3 Real Estate Investing Returns Investment Newbies Must Understand

Real estate investing success is not achieved by a “secret” method. Successful real estate investing requires hard work, good research, and a systematic and stringent analysis of each and every investment opportunity.

Yes, a proficient real estate professional can help you find, research, and even analyze the profitability of specific investment opportunities. But that does not mean that you should not be prepared. It is imperative to your investment success for you to have some knowledge of the rates of return real estate investors commonly use during the analysis process before you make that all-important decision to purchase a rental property, regardless.

In this article, we will consider three of the most commonly used and popular returns and measures. By themselves, none of these is a deal maker or breaker. You would not make an investment decision based solely on the results of any of these numbers.  But they are popular, you will hear them referred to, and it certainly will better prepare you to achieve your investment goal by becoming familiar with them.

1) Cash on Cash Return – Cash on cash return measures the return you can expect to receive in the first year of property ownership. In this case, the higher the cash-on-cash return is the greater the profitability of the investment.

Formula: Cash on Cash = Before Tax Cash Flow / Cash Equity (Initial Investment)

Test your understanding: Given the opportunity to invest $50,000 for a cash-on-cash return of 6.5% or an investment of $75,000 for a 10.2% return, which appears to be the better investment? Though it would require more cash outlay, the higher return, at least on the surface, seems to be the better investment. Why, because a first-year yield of 10.2% on your cash investment is better than a first-year yield of 6.5%.

2) Gross Rent Multiplier – Gross rent multiplier (GRM) measures the ratio between annual gross rental income and sale price. It is the least informative measure of an income-property primarily because it does not consider a property’s operating expenses, debt service or cash flow, and by itself is insufficient as a stand-alone number because it says nothing about a property’s profitability.  Nonetheless, gross rent multiplier can be helpful for simple comparisons between rental properties. It is an easy calculation you can make in your head, and can be used when you simply want to get some idea how the price for one rental property compares to similar properties recently sold or currently for sale in the market. In this case, a higher GRM indicates a higher property value.

Formula: Gross Rent Multiplier = Purchase Price / Gross Rent

Test your understanding. If you are considering a duplex with a gross rent multiplier of 7.2 and know that two similar duplexes down the street sold recently at gross rent multipliers of 8.5 and 9.0, what does that suggest? That you could be getting a good deal, and might want to take a serious look at the property. Why, because the gross rent multiplier on the duplex you are considering indicates a higher ratio of gross rent to purchase price then the market seems to suggest.
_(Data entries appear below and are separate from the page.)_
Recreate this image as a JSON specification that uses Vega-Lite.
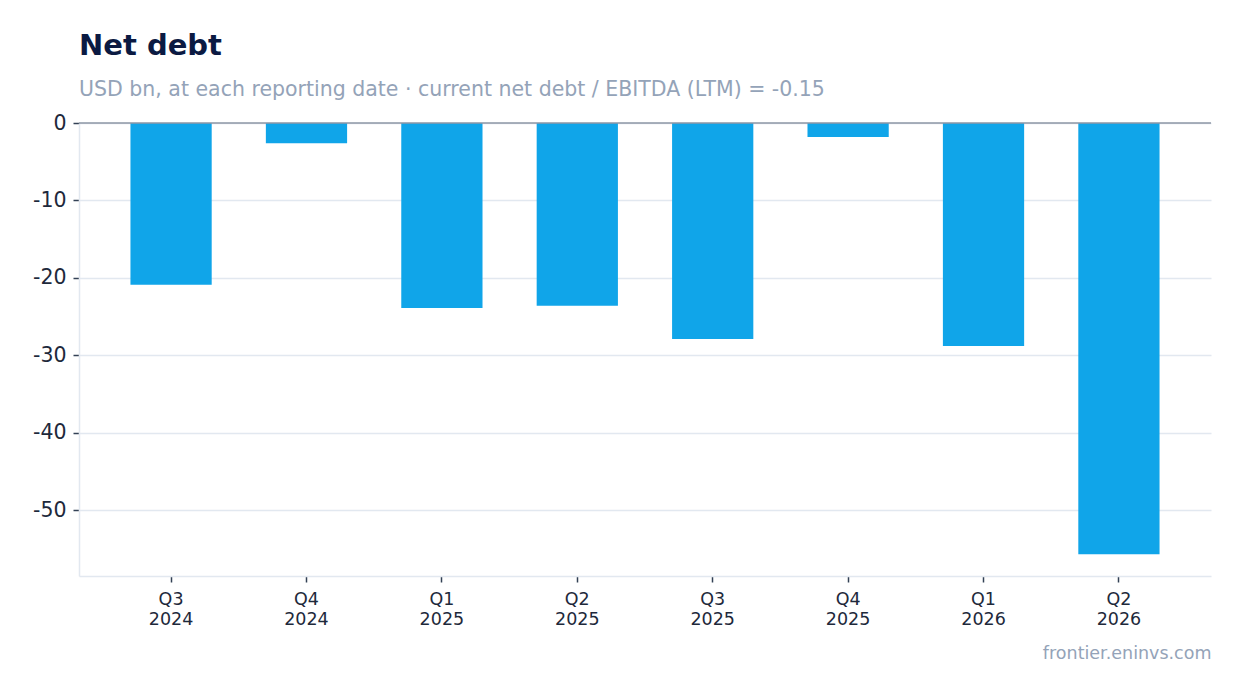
{
  "$schema": "https://vega.github.io/schema/vega-lite/v6.json",
  "description": "Net debt by reporting date",
  "width": 1132,
  "height": 453,
  "autosize": {"type": "none"},
  "padding": {"left": 79, "top": 123, "right": 30, "bottom": 117},
  "background": "white",
  "config": {
    "font": "DejaVu Sans",
    "view": {"stroke": null}
  },
  "title": {
    "text": "Net debt",
    "subtitle": "USD bn, at each reporting date · current net debt / EBITDA (LTM) = -0.15",
    "anchor": "start",
    "frame": "group",
    "font": "DejaVu Sans",
    "fontSize": 29,
    "fontWeight": "bold",
    "color": "#0b1a42",
    "subtitleFont": "DejaVu Sans",
    "subtitleFontSize": 20.5,
    "subtitleColor": "#94a3b8",
    "subtitlePadding": 19,
    "offset": 13
  },
  "layer": [
    {
      "data": {
        "values": [
          {"period": "Q3 2024", "net_debt": -20.9},
          {"period": "Q4 2024", "net_debt": -2.6},
          {"period": "Q1 2025", "net_debt": -23.9},
          {"period": "Q2 2025", "net_debt": -23.6},
          {"period": "Q3 2025", "net_debt": -27.9},
          {"period": "Q4 2025", "net_debt": -1.8},
          {"period": "Q1 2026", "net_debt": -28.8},
          {"period": "Q2 2026", "net_debt": -55.7}
        ]
      },
      "mark": {"type": "bar", "color": "#10a5e9"},
      "encoding": {
        "x": {
          "field": "period",
          "type": "nominal",
          "sort": null,
          "scale": {"paddingInner": 0.4, "paddingOuter": 0.38},
          "axis": {
            "title": "frontier.eninvs.com",
            "titleAnchor": "end",
            "titleAlign": "right",
            "titleColor": "#94a3b8",
            "titleFontSize": 17.5,
            "titleFontWeight": "normal",
            "titlePadding": 17,
            "labelAngle": 0,
            "labelExpr": "split(datum.label, ' ')",
            "labelFontSize": 17.5,
            "labelColor": "#1e293b",
            "labelLineHeight": 20,
            "labelPadding": 8,
            "tickColor": "#334155",
            "tickSize": 6,
            "tickWidth": 1.5,
            "domainColor": "#e2e8f0",
            "domainWidth": 1.5,
            "grid": false
          }
        },
        "y": {
          "field": "net_debt",
          "type": "quantitative",
          "scale": {"domain": [-58.5, 0], "nice": false, "zero": true},
          "axis": {
            "title": null,
            "values": [0, -10, -20, -30, -40, -50],
            "labelExpr": "replace(datum.label, '−', '-')",
            "labelFontSize": 20.5,
            "labelColor": "#1e293b",
            "labelPadding": 7,
            "tickColor": "#334155",
            "tickSize": 6,
            "tickWidth": 1.5,
            "domainColor": "#e2e8f0",
            "domainWidth": 1.5,
            "gridColor": "#e2e8f0",
            "gridWidth": 1.5
          }
        }
      }
    },
    {
      "data": {"values": [{"zero": 0}]},
      "mark": {"type": "rule", "color": "#8e97a6", "strokeWidth": 1.5},
      "encoding": {
        "y": {"field": "zero", "type": "quantitative"}
      }
    }
  ]
}
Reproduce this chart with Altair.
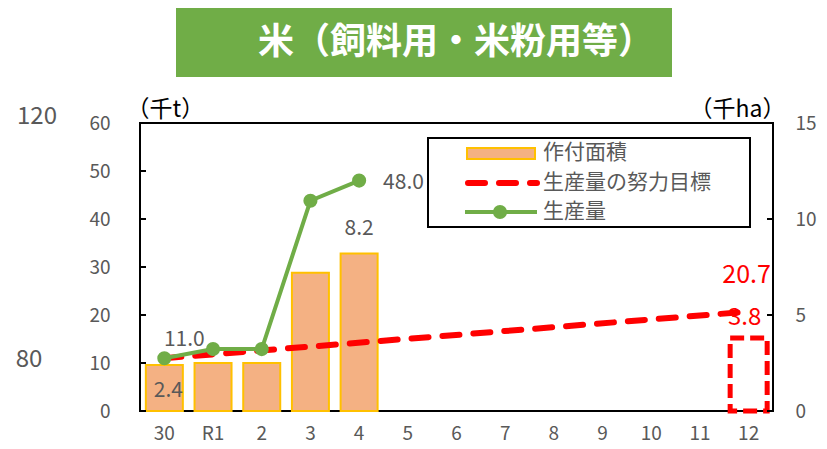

3) Capitalization Rate – Capitalization rate (also called cap rate) essential indicates the percent of sale price attributable to net operating income (or NOI) and is important because it reveals what percent of the price is available to make the mortgage payment (the mortgage payment is deducted from the NOI). In this case, a higher cap rate indicates that more money would be available to pay the loan, and explains why lenders use it in their appraisals.

Formula: Capitalization Rate = Net Operating Income / Purchase Price or Value

Test your understanding. You know from your research that small office buildings in your area have typically been selling for a cap rate around 8.3%. The building you are looking at results in a cap rate of 6.8%, what does that say about the price? That unless there are some benefits to prove otherwise, the property might be over priced. Why, because the building in question indicates less net operating income as a percent of sale price compared to what the market suggests.

You get the idea. Pure luck is improbable to succeed at real estate investing. So seek out a real estate agent who can help you with the research, and a good real estate investment software solution to run the numbers for you. Because the more prepared you are for real estate investing, the better your chances are to make money at it.